Innovations in Payments and Savings and Credit
Using Debit and Credit Card Transaction Data to Build Credit
This project will evaluate an innovative approach for strengthening low-income Americans’ access to consumer credit. Consumers with a history of responsible spending and saving from a prepaid debit card will be offered a secured credit card. A mobile app will be distributed to help participants manage both their prepaid and secured credit card and to deliver contextual financial guidance to them via mobile push messages in real time.

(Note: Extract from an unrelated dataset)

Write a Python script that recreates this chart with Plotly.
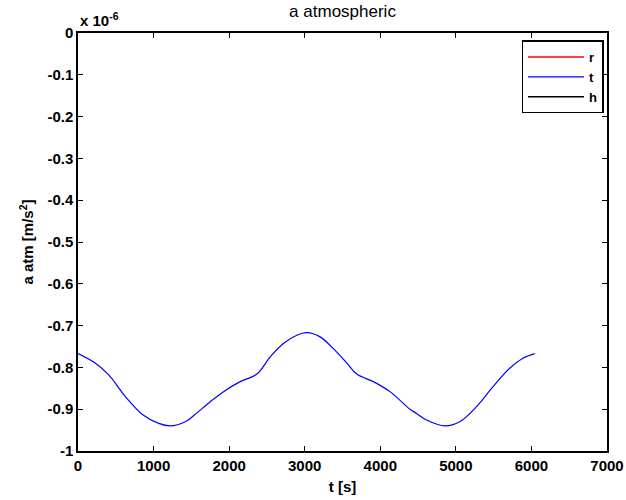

City and County of San Francisco
Innovative Financial Products and Financial Capability Programming Geared to Public Housing Residents
This multi-part research project will develop and evaluate a program that seeks to lower the risk of eviction by providing innovative financial products and services to under- and un-banked residents of public housing communities in San Francisco. Strategies to be evaluated include: (i) providing the residents with general purpose reloadable debit cards for receiving wages and benefits, managing their finances, and facilitating the electronic payment of rent; (ii) financial coaching and counseling; and (iii) assisting residents with building positive credit histories. The initiative will also research the effects of a matched savings program that enables public housing residents to save for unplanned expenses.
New Jersey Department of Children and Families
Financial Services for Youth in Foster Care
This research project will evaluate a statewide program through which cash benefits are distributed to young adults who are aging out of the foster care system. The State of New Jersey will distribute the benefits via general purpose reloadable debit cards and also provide youth with access to a mobile application that assists with budgeting and financial decisions. The research will examine the impact of the application and the extent to which the youth use the debit card features for managing financial transactions, savings, and budgeting.